Operator: Thank you. Our next question today comes from the line of Patrick Moley from Piper Sandler. Please go ahead. Your line is now open.
Patrick Moley: Yes. Good morning. Thanks for taking my question. So I just wanted to go back to energy. As you mentioned earlier, you’re seeing strong volumes, strong open interest growth. I think even though you’ve had some easier comps, I think it was still the strongest 2Q in your history. So just when we look at the macro landscape, I was hoping you could maybe give us your outlook for the back half of this year in energy. And I think my predecessor asked this on the last call, but is there anything out there right now that maybe you’re keeping an eye on that could derail the strong momentum you’re seeing in energy?

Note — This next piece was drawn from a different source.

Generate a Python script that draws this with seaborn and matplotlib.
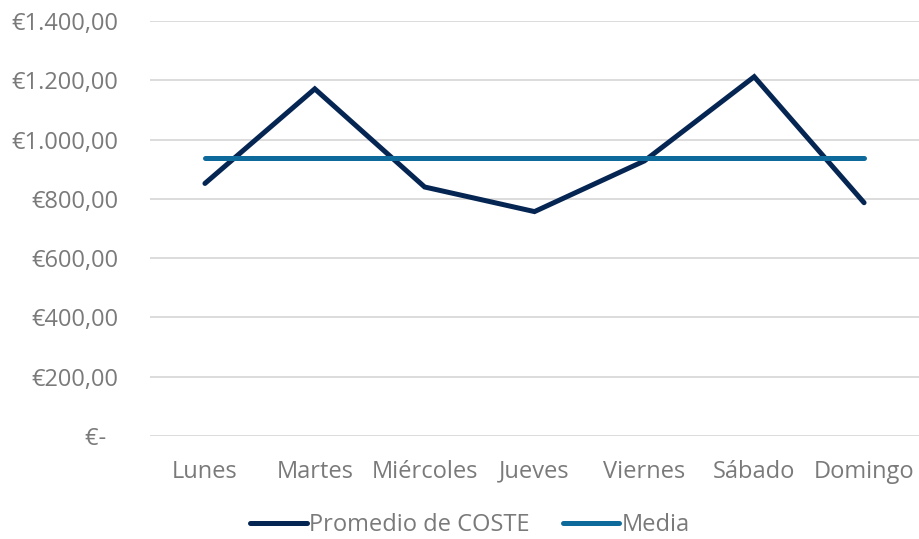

Thanks.
Benjamin Jackson: Thanks, Patrick. This is Ben. So it’s clear to us that you got several underlying trends going on in the industry. You continue to have well-publicized underinvestment in legacy energy infrastructure that can cause supply shocks. You’ve got overall and broadly, electronification, and energy markets continues to take hold. But each of the energy markets and the new innovations that we continue to launch are at various ends of the spectrum of how mature they are in adopting electronification. The energy markets are becoming more global. As supply chains continue to evolve and change, those markets are becoming global, and natural gas is now freely transported around the world in terms of LNG. You also have a trend around precision and risk management.